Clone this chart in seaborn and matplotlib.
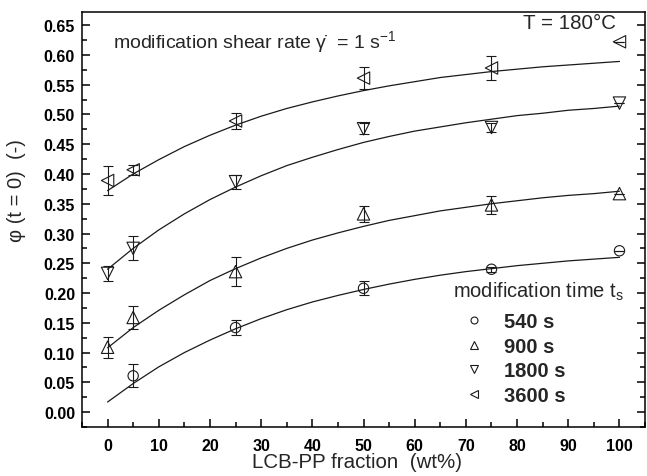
import numpy as np
import pandas as pd
import matplotlib
matplotlib.use("Agg")
import matplotlib.pyplot as plt
from matplotlib.lines import Line2D
from matplotlib.ticker import MultipleLocator, FormatStrFormatter
import seaborn as sns

sns.set_style("ticks")
plt.rcParams['font.family'] = ['Liberation Sans', 'DejaVu Sans']
plt.rcParams['mathtext.fontset'] = 'custom'
plt.rcParams['mathtext.rm'] = 'Liberation Sans'
plt.rcParams['mathtext.it'] = 'Liberation Sans:italic'
plt.rcParams['mathtext.bf'] = 'Liberation Sans:bold'

# ---- data ----
series_labels = ["540 s", "900 s", "1800 s", "3600 s"]

x_540 = [5, 25, 50, 75, 100]
y_540 = [0.061, 0.142, 0.208, 0.240, 0.271]
e_540 = [0.019, 0.012, 0.012, 0.004, 0.0]

x_900 = [0, 5, 25, 50, 75, 100]
y_900 = [0.109, 0.159, 0.236, 0.333, 0.348, 0.367]
e_900 = [0.018, 0.019, 0.024, 0.014, 0.015, 0.0]

x_1800 = [0, 5, 25, 50, 75, 100]
y_1800 = [0.233, 0.275, 0.387, 0.476, 0.478, 0.519]
e_1800 = [0.013, 0.020, 0.012, 0.009, 0.008, 0.0]

x_3600 = [0, 5, 25, 50, 75, 100]
y_3600 = [0.389, 0.407, 0.489, 0.561, 0.578, 0.622]
e_3600 = [0.025, 0.008, 0.014, 0.018, 0.020, 0.0]

# fitted curves
fit_x = [0, 5, 10, 15, 20, 25, 30, 35, 40, 45, 50, 55, 60, 65, 70, 75, 80, 85, 90, 95, 100]
fit_540 = [0.017, 0.048, 0.076, 0.100, 0.121, 0.140, 0.157, 0.172, 0.185, 0.196, 0.206,
           0.215, 0.223, 0.230, 0.236, 0.241, 0.246, 0.250, 0.254, 0.257, 0.260]
fit_900 = [0.108, 0.142, 0.171, 0.197, 0.221, 0.241, 0.259, 0.275, 0.289, 0.301, 0.312,
           0.322, 0.330, 0.338, 0.344, 0.350, 0.355, 0.360, 0.364, 0.367, 0.371]
fit_1800 = [0.240, 0.275, 0.306, 0.333, 0.357, 0.378, 0.397, 0.414, 0.428, 0.441, 0.453,
            0.463, 0.472, 0.479, 0.486, 0.492, 0.498, 0.502, 0.507, 0.510, 0.514]
fit_3600 = [0.372, 0.400, 0.424, 0.446, 0.465, 0.482, 0.497, 0.510, 0.521, 0.531, 0.540,
            0.548, 0.555, 0.562, 0.567, 0.572, 0.576, 0.580, 0.583, 0.586, 0.589]

x_ticks = [0, 10, 20, 30, 40, 50, 60, 70, 80, 90, 100]
y_ticks = [0.00, 0.05, 0.10, 0.15, 0.20, 0.25, 0.30, 0.35, 0.40, 0.45, 0.50, 0.55, 0.60, 0.65]

# ---- figure ----
fig = plt.figure(figsize=(6.47, 4.77), dpi=100)
ax = fig.add_axes([0.1267, 0.1027, 0.8703, 0.870])

series = [
    (x_540, y_540, e_540, fit_540, 'o', 55, 5.0),
    (x_900, y_900, e_900, fit_900, '^', 80, 6.0),
    (x_1800, y_1800, e_1800, fit_1800, 'v', 80, 6.0),
    (x_3600, y_3600, e_3600, fit_3600, '<', 80, 6.0),
]

for xs, ys, es, fit, mk, sz, _ in series:
    sns.lineplot(x=fit_x, y=fit, ax=ax, color='#1a1a1a', lw=0.9, sort=False)
    ax.errorbar(xs, ys, yerr=es, fmt='none', ecolor='#1a1a1a', elinewidth=0.8,
                capsize=3.5, capthick=0.8, zorder=3)
    sns.scatterplot(x=xs, y=ys, ax=ax, marker=mk, s=sz, facecolor='none',
                    edgecolor='#1a1a1a', linewidth=0.8, zorder=4, legend=False)

ax.set_xlim(-5, 105)
ax.set_ylim(-0.025, 0.672)
ax.set_xticks(x_ticks)
ax.set_yticks(y_ticks)
ax.xaxis.set_minor_locator(MultipleLocator(5))
ax.yaxis.set_minor_locator(MultipleLocator(0.025))
ax.yaxis.set_major_formatter(FormatStrFormatter('%.2f'))

for s in ax.spines.values():
    s.set_linewidth(1.1)
    s.set_color('black')

ax.tick_params(axis='both', which='both', direction='in', width=1.1, colors='black')
ax.tick_params(axis='both', which='major', length=6)
ax.tick_params(axis='both', which='minor', length=3.5)
ax.tick_params(axis='y', which='both', left=True, right=True)
ax.tick_params(axis='x', which='both', bottom=True, top=False)
ax.tick_params(axis='x', which='major', pad=8)
ax.tick_params(axis='y', which='major', pad=5)
for lab in ax.get_xticklabels() + ax.get_yticklabels():
    lab.set_fontsize(11.5)
    lab.set_fontweight('bold')

ax.set_xlabel("LCB-PP fraction  (wt%)", fontsize=14.8)
ax.set_ylabel("φ (t = 0)  (-)", fontsize=14.5)
ax.xaxis.set_label_coords(0.489, -0.06)
ax.yaxis.set_label_coords(-0.100, 0.573)
ax.xaxis.label.set_va('top')

ax.text(0.055, 0.930, "modification shear rate γ\u0307  = 1 s$^{-1}$",
        transform=ax.transAxes, ha='left', va='center', fontsize=14)
ax.text(0.783, 0.975, "T = 180°C", transform=ax.transAxes, ha='left', va='center',
        fontsize=14.8)
ax.text(0.659, 0.328, r"modification time t$_{\mathrm{s}}$", transform=ax.transAxes,
        ha='left', va='center', fontsize=14.5)

handles = [Line2D([], [], marker=mk, ls='none', markerfacecolor='none',
                  markeredgecolor='#1a1a1a', markeredgewidth=0.8, markersize=ms)
           for (_, _, _, _, mk, _, ms) in series]
leg = ax.legend(handles, series_labels, loc='upper left',
                bbox_to_anchor=(0.6785, 0.276), frameon=False, fontsize=14.5,
                handlelength=1.0, handletextpad=1.0, borderpad=0, borderaxespad=0,
                labelspacing=0.27)
for t in leg.get_texts():
    t.set_fontweight('bold')

fig.savefig("out.png", dpi=100)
^^^^
In the listing above, locate each line with "matplotlib" and copy it.

Clone this chart in seaborn and matplotlib.
import matplotlib
matplotlib.use("Agg")
import matplotlib.pyplot as plt
from matplotlib.lines import Line2D
from matplotlib.ticker import MultipleLocator, FormatStrFormatter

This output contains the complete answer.